Of the $557,000 for rescue and communication equipment that they have received, Stevens says: "Every state has to locate equipment. That's not for us. That's for people that will be using that highway in the event of disaster. And I think it's legitimate."

"We don't live in a world of limitless resources, and we have to pick. We have to choose," says Cox. "And we want to put those monies where they're most needed, where we can protect the most life."

So much homeland security money has been appropriated that some places are having trouble figuring out how to spend it. Washington D.C., which everyone agrees is a primary terrorist target, has received $145 million in homeland security money, according to the House Homeland Security Committee, but has spent less than 10 percent of it. "Anybody could just spend money. We want to spend it wisely," says Washington Mayor Anthony Williams. He says a lot of the money has gone into a new emergency operations center, equipped with the latest computers, wide-screen TVs and 150 cameras that monitor different locations throughout the city.

But some other purchases are questionable, like leather jackets for the metropolitan police force. "A uniform and equipment as part of response and preparedness, I think, is certainly justifiable," says Williams.

What does it have to do with homeland security? "Well, I think protective equipment clearly ought to be part of funding for a homeland security strategy," says Williams.

"Another item: $100,000 to send sanitation workers to a Dale Carnegie course that has nothing to do with emergency preparedness," says Kroft. "What was that about?"

"I'd have to look into that," says Williams. "But by and large, I think the money we're spending is part of a plan."

Another example includes $300,000 for a computerized car towing service, which Williams says is "absolutely a part of homeland security."

"You know how?

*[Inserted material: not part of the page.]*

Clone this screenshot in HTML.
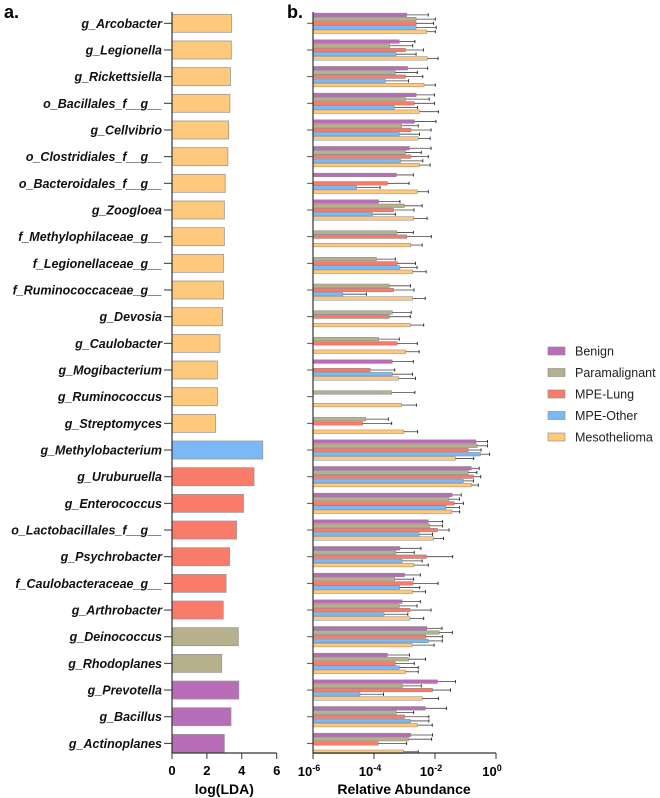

Now you are sitting you just came in here, looking at how a computerized towing service has anything to do with homeland security," says Williams. "Part of an orderly evacuation and mobility for people is clearing the roadways."

But if there is a terrorist attack, is it important to tow cars? "Absolutely," says Williams.

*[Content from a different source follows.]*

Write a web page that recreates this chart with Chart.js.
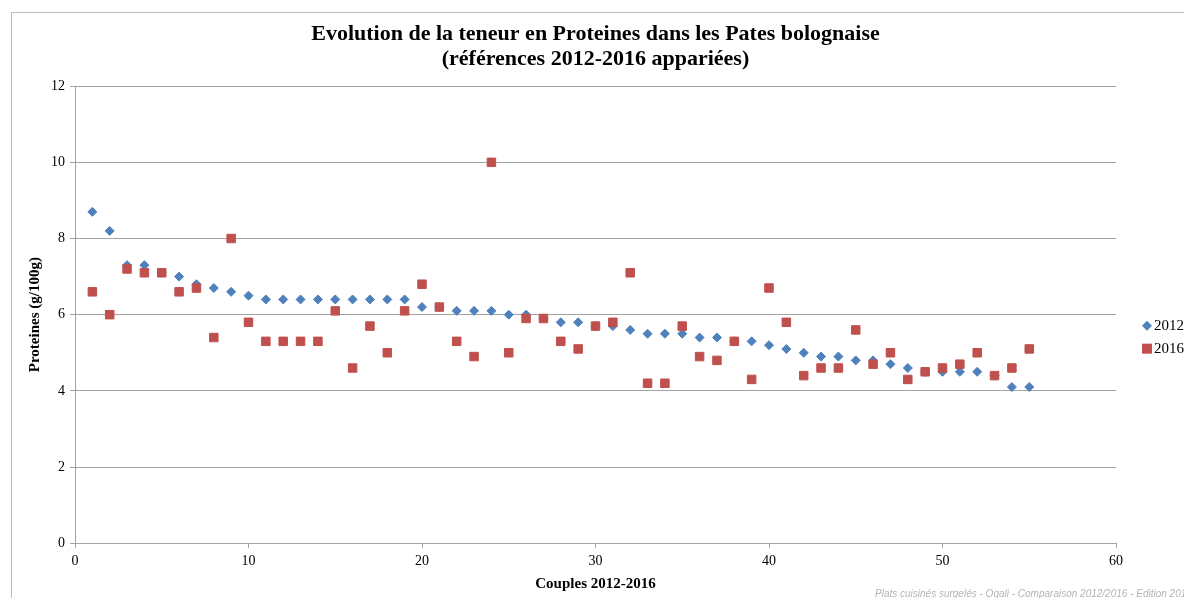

Plus, $100,000 went to the summer jobs program, some of which went to developing a rap song on emergency preparedness. "A big, big part of marketing and outreach to kids is through, you know, and I'm not an expert on rap, you can see that, but is using the rap idiom," says Williams.

"Do you know the rap lyrics?" asks Kroft.

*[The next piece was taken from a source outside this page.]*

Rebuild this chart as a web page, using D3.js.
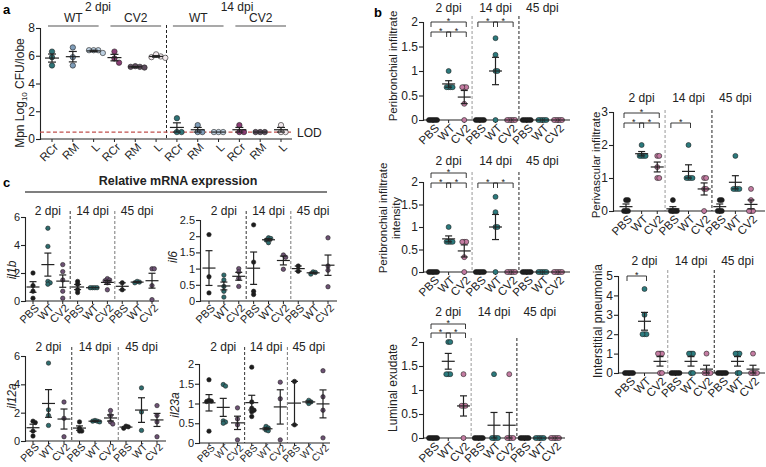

"You got me on the spot. No, I don't know the rap lyrics, but I heard of that example," says Williams. "So here I am on national TV defending rap and homeland security. I don't, you know."

Mayor Williams not only has $130 million left to spend, he's about to get $96 million more.

In Tiptonville, Tenn., Police Chief Norman Rhodes is looking forward to the next windfall. "Well, if it's out there, we're gonna try to harvest it. I'll tell you that," says Rhodes. "The federal government's putting it out and we're gonna apply for it, and get it, and try to get the equipment it takes to protect our citizens. This is our home."

Congress is about to begin deliberations on whether or not to change the way homeland security funds are being used and distributed.

Since this interview, 60 Minutes has heard from the mayor's office in Washington D.C. about the money spent on the Dale Carnegie course for sanitation workers. The purpose, they told us, was to help the sanitation workers develop the necessary skills to deal with panicky customers in the aftermath of a disaster.

Shortly after this story aired in April, the House of Representatives overwhelmingly passed legislation to change the way the funding will be distributed. The Senate is working on its own version of the bill.

As for Rep. Chris Cox, President Bush has named him to head the Securities and Exchange Commission.